There is a shift in the accounting profession. From a previous role of assuring the accuracy of transactions and drafting of financial reports (a predominantly backend, number-crunching role) to the one having immense strategic prominence, the role of an accounting professional has transcended to providing excellent advice on a company’s future strategic and financial goals since they are seasoned with both financial and business nous.
The accounting industry is growing. Driven by a shift from computational to advisory roles. With more and more students opting to major in accounting and finance, the future of finance is ready to embrace YOU with open arms!
83% of accountants already believe that learning about technology is as important to their job as accountancy itself (source: ACCA)
Anyone that struggles to adapt will not find a place in the new market. With global financial reporting trends tipping towards convergence and inclusion of more non-financial information, this calls upon the need to combine harder financial data with softer non-financial information for a comprehensible report for investors. Automation doesn’t prevent value-add. And thus, having a third-party(human) advice on how the business and books are being run would always be an indispensable aid to the business.

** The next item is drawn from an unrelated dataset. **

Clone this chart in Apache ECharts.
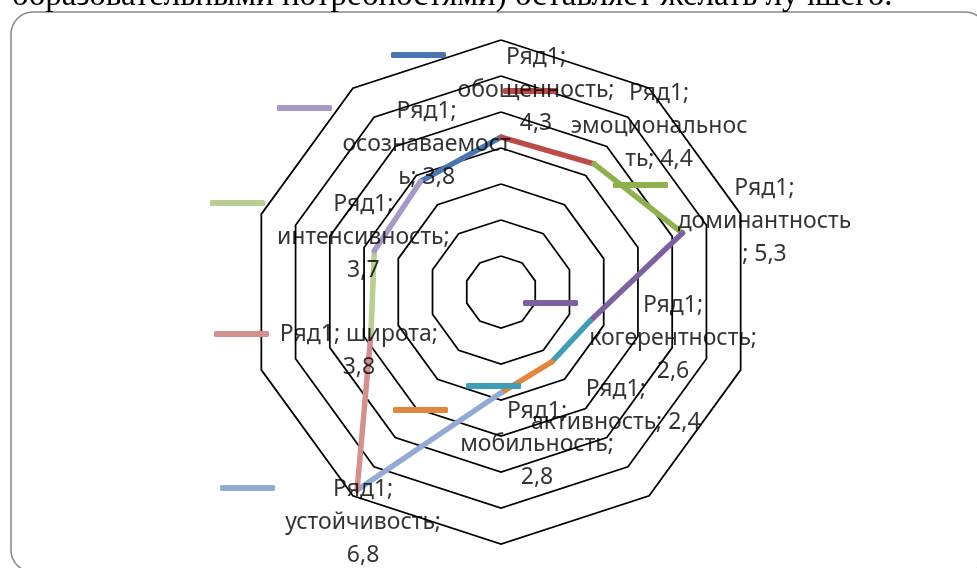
<!DOCTYPE html>
<html>
<head>
<meta charset="utf-8">
<script src="https://cdn.jsdelivr.net/npm/echarts@6/dist/echarts.min.js"></script>
<style>html,body{margin:0;padding:0;background:#fff}#c{width:977px;height:568px}</style>
</head>
<body>
<div id="c"></div>
<script>
// ---- data ----
var seriesName = 'Ряд1';
var categories = ['обощенность','эмоциональность','доминантность','когерентность','активность','мобильность','устойчивость','широта','интенсивность','осознаваемость'];
var values = [4.3, 4.4, 5.3, 2.6, 2.4, 2.8, 6.8, 3.8, 3.7, 3.8];
var axisMax = 7;
var ringCount = 7;

// ---- styles / layout (not data) ----
var colors = ['#4A76AD','#BC4B48','#8FB04F','#7C60A0','#3F9DB5','#E0873B','#93ABD3','#D29090','#B8CE93','#A898C3'];
var labelBreaks = [[5,18],[5,19],[5,19],[5,20],[5],[5,18],[5,19],[13],[5,20],[5,19]];
var labelOffsets = [[35,-47],[65,-37],[82,-12],[83,18],[64,44],[36,52],[6,32],[-12,17],[-11,-13],[6,-37]];
var legendPos = [[391,55],[503,91],[613,185],[523,303],[466,386],[393,410],[220,488],[214,334],[210,203],[277,108]];
var C = [501, 292], R = 252;

function fmt(v){ return String(v).replace('.', ','); }
function wrap(text, breaks){
  var out = [], start = 0;
  breaks.forEach(function(b){ out.push(text.slice(start, b).trim()); start = b; });
  out.push(text.slice(start).trim());
  return out.join('\n');
}

var n = categories.length;
var series = [];
// one line series per segment (each point's colour applies to the segment ending at it)
for (var i = 0; i < n; i++) {
  var p = (i - 1 + n) % n;
  series.push({
    name: categories[i],
    type: 'line',
    coordinateSystem: 'polar',
    data: [[values[p], p], [values[i], i]],
    symbol: 'none',
    color: colors[i],
    lineStyle: { width: 5.5, color: colors[i], cap: 'round' },
    silent: true,
    animation: false,
    z: 3
  });
}
// data labels
series.push({
  name: 'labels',
  type: 'scatter',
  coordinateSystem: 'polar',
  symbolSize: 0,
  animation: false,
  silent: true,
  z: 5,
  data: values.map(function(v, i){
    return {
      value: [v, i],
      label: {
        show: true,
        position: 'inside',
        offset: labelOffsets[i],
        formatter: wrap(seriesName + '; ' + categories[i] + '; ' + fmt(v), labelBreaks[i]),
        fontFamily: 'Noto Sans',
        fontSize: 23,
        lineHeight: 33,
        color: '#000',
        textBorderWidth: 0,
        align: 'center',
        verticalAlign: 'middle'
      }
    };
  })
});

var legends = categories.map(function(c, i){
  return {
    data: [c],
    left: legendPos[i][0],
    top: legendPos[i][1] - 3,
    padding: 0,
    itemGap: 0,
    icon: 'roundRect',
    itemWidth: 55,
    itemHeight: 6,
    selectedMode: false,
    formatter: function(){ return ''; },
    textStyle: { fontSize: 4, padding: 0 }
  };
});

var chart = echarts.init(document.getElementById('c'), null, { renderer: 'canvas' });
chart.setOption({
  backgroundColor: '#fff',
  animation: false,
  graphic: [
    {
      type: 'rect',
      shape: { x: 11, y: 12, width: 976, height: 560, r: 22 },
      style: { fill: null, stroke: '#878787', lineWidth: 1.5 },
      silent: true, z: 0
    },
    {
      type: 'text',
      left: 12,
      top: -20,
      style: {
        text: 'образовательными потребностями) оставляет желать лучшего.',
        font: '33px "Liberation Serif"',
        fill: '#000'
      },
      silent: true
    }
  ],
  radar: {
    center: C,
    radius: R,
    startAngle: 90,
    shape: 'polygon',
    splitNumber: ringCount,
    indicator: categories.map(function(c){ return { name: c, max: axisMax, min: 0 }; }),
    axisName: { show: false },
    axisLine: { show: false },
    axisTick: { show: false },
    axisLabel: { show: false },
    splitArea: { show: false },
    splitLine: { lineStyle: { color: '#000', width: 1.75 } },
    silent: true
  },
  polar: { center: C, radius: R },
  angleAxis: {
    type: 'value', min: 0, max: n, startAngle: 90, clockwise: true,
    axisLine: { show: false }, axisTick: { show: false }, axisLabel: { show: false }, splitLine: { show: false }
  },
  radiusAxis: {
    type: 'value', min: 0, max: axisMax,
    axisLine: { show: false }, axisTick: { show: false }, axisLabel: { show: false }, splitLine: { show: false }
  },
  legend: legends,
  series: series
});
</script>
</body>
</html>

Integrated reporting <IR> which has been made mandatory for South African listed companies strives to standardize the ‘comprehensive report’ outlined above. Non-financial factors are responsible for the sustenance of the company and therefore Professional accountants should develop the skills to provide all-inclusive corporate reporting, which tells less about the numbers and more about the narrative and strategy of the organization. Accountants will have to be involved in the strategy of the companies they work with. Developing solutions to key issues and advising the c-suite executives, rendering value.
Advances in automation are creating opportunities for accounting professionals to alter their profile in business radically and as such, accountants are now focusing more on the service and ‘human’ aspect of their profession. Employers are looking for individuals with a creative flair since manual dexterity is now achievable through machines. With machine learning and technology evolving at an unbeatable pace, the future possibly beholds an integration of finance, technology and information systems, giving birth to new hybrid professionals such as the ‘chief financial technology officer (CFTO)’ or ‘chief financial information officer (CFIO)’ (IMA and ACCA’s study on bigdata)
To boost and maintain their employability, professional accountants should be able to keep up with the pace of digital change. This necessitates adequate training and development in data analytics and technology along with rigorous training in their relevant domains. As said, AI (artificial intelligence) will not replace accountants but accountants using AI will.